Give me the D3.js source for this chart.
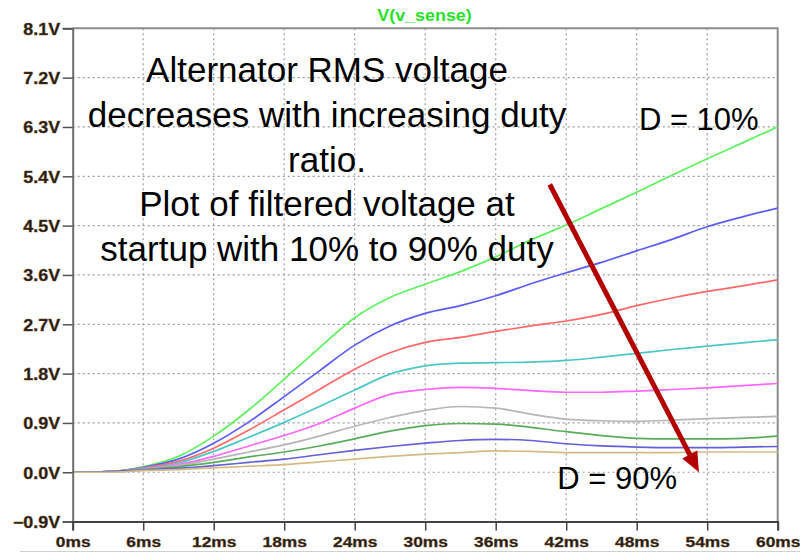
<!DOCTYPE html>
<html>
<head>
<meta charset="utf-8">
<script src="https://cdn.jsdelivr.net/npm/d3@7/dist/d3.min.js"></script>
<style>
  html, body { margin: 0; padding: 0; background: #fff; }
  svg { display: block; }
</style>
</head>
<body>
<svg id="chart" width="800" height="553"></svg>
<script>
// Simulation time samples (ms)
const timeMs = [0, 3, 6, 9, 12, 15, 18, 21, 24, 27, 30, 33, 36, 39, 42, 45, 48, 51, 54, 57, 60];

// Filtered sense voltage (V) for each PWM duty ratio
const d10 = [0, 0.01, 0.10, 0.29, 0.66, 1.14, 1.70, 2.27, 2.82, 3.19, 3.43, 3.66, 3.93, 4.24, 4.51, 4.81, 5.11, 5.42, 5.72, 6.01, 6.30];
const d20 = [0, 0.01, 0.09, 0.24, 0.53, 0.92, 1.38, 1.85, 2.32, 2.67, 2.90, 3.04, 3.22, 3.44, 3.64, 3.83, 4.04, 4.25, 4.48, 4.66, 4.82];
const d30 = [0, 0.01, 0.08, 0.20, 0.44, 0.77, 1.14, 1.51, 1.88, 2.18, 2.37, 2.46, 2.57, 2.67, 2.76, 2.88, 3.04, 3.18, 3.30, 3.40, 3.51];
const d40 = [0, 0.01, 0.07, 0.17, 0.38, 0.64, 0.91, 1.20, 1.50, 1.79, 1.94, 1.99, 2.00, 2.01, 2.04, 2.10, 2.17, 2.24, 2.30, 2.36, 2.42];
const d50 = [0, 0.01, 0.06, 0.14, 0.29, 0.48, 0.67, 0.89, 1.17, 1.42, 1.51, 1.55, 1.53, 1.49, 1.46, 1.46, 1.48, 1.51, 1.54, 1.58, 1.62];
const d60 = [0, 0.01, 0.05, 0.12, 0.24, 0.37, 0.50, 0.66, 0.84, 1.00, 1.13, 1.20, 1.17, 1.06, 0.97, 0.94, 0.93, 0.95, 0.98, 1.00, 1.02];
const d70 = [0, 0.01, 0.05, 0.10, 0.18, 0.28, 0.37, 0.48, 0.61, 0.75, 0.85, 0.89, 0.88, 0.82, 0.74, 0.67, 0.62, 0.61, 0.61, 0.62, 0.66];
const d80 = [0, 0.01, 0.04, 0.07, 0.12, 0.18, 0.24, 0.32, 0.40, 0.47, 0.53, 0.58, 0.60, 0.58, 0.52, 0.48, 0.46, 0.45, 0.45, 0.46, 0.47];
const d90 = [0, 0.00, 0.03, 0.05, 0.08, 0.11, 0.14, 0.19, 0.24, 0.29, 0.33, 0.36, 0.39, 0.38, 0.36, 0.36, 0.36, 0.36, 0.37, 0.37, 0.37];

const seriesValues = [d10, d20, d30, d40, d50, d60, d70, d80, d90];
const traceColors = ["#5ef25e", "#5c5cf6", "#ff6868", "#4cc6c6", "#ff66ff", "#b6b6b6", "#5aac5a", "#6262d6", "#d6ba84"];

// Axis ticks
const xTicks = [0, 6, 12, 18, 24, 30, 36, 42, 48, 54, 60];
const yTicks = [-0.9, 0.0, 0.9, 1.8, 2.7, 3.6, 4.5, 5.4, 6.3, 7.2, 8.1];

const traceName = "V(v_sense)";
const noteLines = [
  "Alternator RMS voltage",
  "decreases with increasing duty",
  "ratio.",
  "Plot of filtered voltage at",
  "startup with 10% to 90% duty"
];
const labelTop = "D = 10%";
const labelBottom = "D = 90%";
// Arrow from low-duty to high-duty end, in data units [ms, V]
const arrowFrom = [40.6, 5.25];
const arrowTo = [53.3, 0.0];

const svg = d3.select("#chart");
const plotLeft = 72.7, plotRight = 777.7, plotTop = 28.3, plotBottom = 521.6;

const x = d3.scaleLinear().domain([0, 60]).range([plotLeft, plotRight]);
const y = d3.scaleLinear().domain([-0.9, 8.1]).range([plotBottom, plotTop]);

const labelFont = "'Liberation Sans', Arial, sans-serif";
const stretch = 1.12;

// Dotted grid
const grid = svg.append("g").attr("stroke", "#9c9c9c").attr("stroke-width", 1.2)
  .attr("stroke-dasharray", "2,3");
grid.selectAll("line.v").data(xTicks.slice(1, -1)).join("line").attr("class", "v")
  .attr("x1", d => x(d)).attr("x2", d => x(d)).attr("y1", plotTop).attr("y2", plotBottom);
grid.selectAll("line.h").data(yTicks.slice(1, -1)).join("line").attr("class", "h")
  .attr("x1", plotLeft).attr("x2", plotRight).attr("y1", d => y(d)).attr("y2", d => y(d));

// Plot frame (top and right edges)
svg.append("path")
  .attr("d", `M${plotLeft},${plotTop}H${plotRight}V${plotBottom}`)
  .attr("fill", "none").attr("stroke", "#8c8c8c").attr("stroke-width", 2);

// Traces
const line = d3.line().x((d, i) => x(timeMs[i])).y(d => y(d)).curve(d3.curveMonotoneX);
svg.append("g").selectAll("path").data(seriesValues).join("path")
  .attr("d", d => line(d))
  .attr("fill", "none")
  .attr("stroke", (d, i) => traceColors[i])
  .attr("stroke-width", 1.7);

// Axes
const yAxis = d3.axisLeft(y).tickValues(yTicks).tickSize(10).tickPadding(3)
  .tickFormat(d => d3.format(".1f")(d) + "V");
const gy = svg.append("g").attr("transform", `translate(${plotLeft},0)`).call(yAxis);
gy.select(".domain").attr("stroke", "#6e6e6e").attr("stroke-width", 2);
gy.selectAll(".tick line").attr("stroke", "#555").attr("stroke-width", 1.5);
gy.selectAll(".tick text")
  .attr("font-family", labelFont).attr("font-weight", "bold").attr("font-size", 16)
  .attr("fill", "#241c14").attr("stroke", "#6a4420").attr("stroke-width", 0.4)
  .attr("x", -12.5 / stretch).attr("dy", "0.36em")
  .attr("transform", `scale(${stretch},1)`);

const xAxis = d3.axisBottom(x).tickValues(xTicks).tickSize(9)
  .tickFormat(d => d + "ms");
const gx = svg.append("g").attr("transform", `translate(0,${plotBottom})`).call(xAxis);
gx.select(".domain").attr("stroke", "#444").attr("stroke-width", 2);
gx.selectAll(".tick line").attr("stroke", "#444").attr("stroke-width", 1.5);
gx.selectAll(".tick text")
  .attr("font-family", labelFont).attr("font-weight", "bold").attr("font-size", 15.5)
  .attr("fill", "#241c14").attr("stroke", "#6a4420").attr("stroke-width", 0.4)
  .attr("y", 25.5).attr("dy", 0)
  .attr("transform", `scale(${stretch},1)`)
  .attr("x", 0);

// Trace name above the plot
svg.append("text")
  .attr("x", 424.5 / stretch).attr("y", 21)
  .attr("transform", `scale(${stretch},1)`)
  .attr("text-anchor", "middle")
  .attr("font-family", labelFont).attr("font-weight", "bold").attr("font-size", 16)
  .attr("fill", "#28e028")
  .text(traceName);

// Thin rule along the bottom edge
svg.append("line").attr("x1", 20).attr("x2", 800).attr("y1", 551.5).attr("y2", 551.5)
  .attr("stroke", "#d0d0d0").attr("stroke-width", 1);

// Annotation text block
const note = svg.append("g")
  .attr("font-family", labelFont)
  .attr("font-size", 35).attr("fill", "#000").attr("text-anchor", "middle");
note.selectAll("text").data(noteLines).join("text")
  .attr("x", 327).attr("y", (d, i) => 82 + i * 44.8)
  .text(d => d);

svg.append("text").attr("x", 698.8).attr("y", 130)
  .attr("text-anchor", "middle")
  .attr("font-family", labelFont).attr("font-size", 31)
  .attr("fill", "#000").text(labelTop);
svg.append("text").attr("x", 617.2).attr("y", 488.5)
  .attr("text-anchor", "middle")
  .attr("font-family", labelFont).attr("font-size", 31)
  .attr("fill", "#000").text(labelBottom);

// Dark red arrow
const ax0 = x(arrowFrom[0]), ay0 = y(arrowFrom[1]);
const ax1 = x(arrowTo[0]), ay1 = y(arrowTo[1]);
const ang = Math.atan2(ay1 - ay0, ax1 - ax0);
const headLen = 20, headHalf = 8.5;
const bx = ax1 - headLen * Math.cos(ang), by = ay1 - headLen * Math.sin(ang);
svg.append("line")
  .attr("x1", ax0).attr("y1", ay0).attr("x2", bx + 2 * Math.cos(ang)).attr("y2", by + 2 * Math.sin(ang))
  .attr("stroke", "#b20000").attr("stroke-width", 5);
const px = -Math.sin(ang), py = Math.cos(ang);
svg.append("path")
  .attr("d", `M${ax1},${ay1}L${bx + headHalf * px},${by + headHalf * py}L${bx - headHalf * px},${by - headHalf * py}Z`)
  .attr("fill", "#b20000");
</script>
</body>
</html>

-------------------------

WRITTEN PROBLEM -
Copy nothing but the lines from the top of the data down to the line containing "0.37, 0.37, 0.37];", and leave the pictures out.

ANSWER FOR THIS EXERCISE -
Give me the D3.js source for this chart.
<!DOCTYPE html>
<html>
<head>
<meta charset="utf-8">
<script src="https://cdn.jsdelivr.net/npm/d3@7/dist/d3.min.js"></script>
<style>
  html, body { margin: 0; padding: 0; background: #fff; }
  svg { display: block; }
</style>
</head>
<body>
<svg id="chart" width="800" height="553"></svg>
<script>
// Simulation time samples (ms)
const timeMs = [0, 3, 6, 9, 12, 15, 18, 21, 24, 27, 30, 33, 36, 39, 42, 45, 48, 51, 54, 57, 60];

// Filtered sense voltage (V) for each PWM duty ratio
const d10 = [0, 0.01, 0.10, 0.29, 0.66, 1.14, 1.70, 2.27, 2.82, 3.19, 3.43, 3.66, 3.93, 4.24, 4.51, 4.81, 5.11, 5.42, 5.72, 6.01, 6.30];
const d20 = [0, 0.01, 0.09, 0.24, 0.53, 0.92, 1.38, 1.85, 2.32, 2.67, 2.90, 3.04, 3.22, 3.44, 3.64, 3.83, 4.04, 4.25, 4.48, 4.66, 4.82];
const d30 = [0, 0.01, 0.08, 0.20, 0.44, 0.77, 1.14, 1.51, 1.88, 2.18, 2.37, 2.46, 2.57, 2.67, 2.76, 2.88, 3.04, 3.18, 3.30, 3.40, 3.51];
const d40 = [0, 0.01, 0.07, 0.17, 0.38, 0.64, 0.91, 1.20, 1.50, 1.79, 1.94, 1.99, 2.00, 2.01, 2.04, 2.10, 2.17, 2.24, 2.30, 2.36, 2.42];
const d50 = [0, 0.01, 0.06, 0.14, 0.29, 0.48, 0.67, 0.89, 1.17, 1.42, 1.51, 1.55, 1.53, 1.49, 1.46, 1.46, 1.48, 1.51, 1.54, 1.58, 1.62];
const d60 = [0, 0.01, 0.05, 0.12, 0.24, 0.37, 0.50, 0.66, 0.84, 1.00, 1.13, 1.20, 1.17, 1.06, 0.97, 0.94, 0.93, 0.95, 0.98, 1.00, 1.02];
const d70 = [0, 0.01, 0.05, 0.10, 0.18, 0.28, 0.37, 0.48, 0.61, 0.75, 0.85, 0.89, 0.88, 0.82, 0.74, 0.67, 0.62, 0.61, 0.61, 0.62, 0.66];
const d80 = [0, 0.01, 0.04, 0.07, 0.12, 0.18, 0.24, 0.32, 0.40, 0.47, 0.53, 0.58, 0.60, 0.58, 0.52, 0.48, 0.46, 0.45, 0.45, 0.46, 0.47];
const d90 = [0, 0.00, 0.03, 0.05, 0.08, 0.11, 0.14, 0.19, 0.24, 0.29, 0.33, 0.36, 0.39, 0.38, 0.36, 0.36, 0.36, 0.36, 0.37, 0.37, 0.37];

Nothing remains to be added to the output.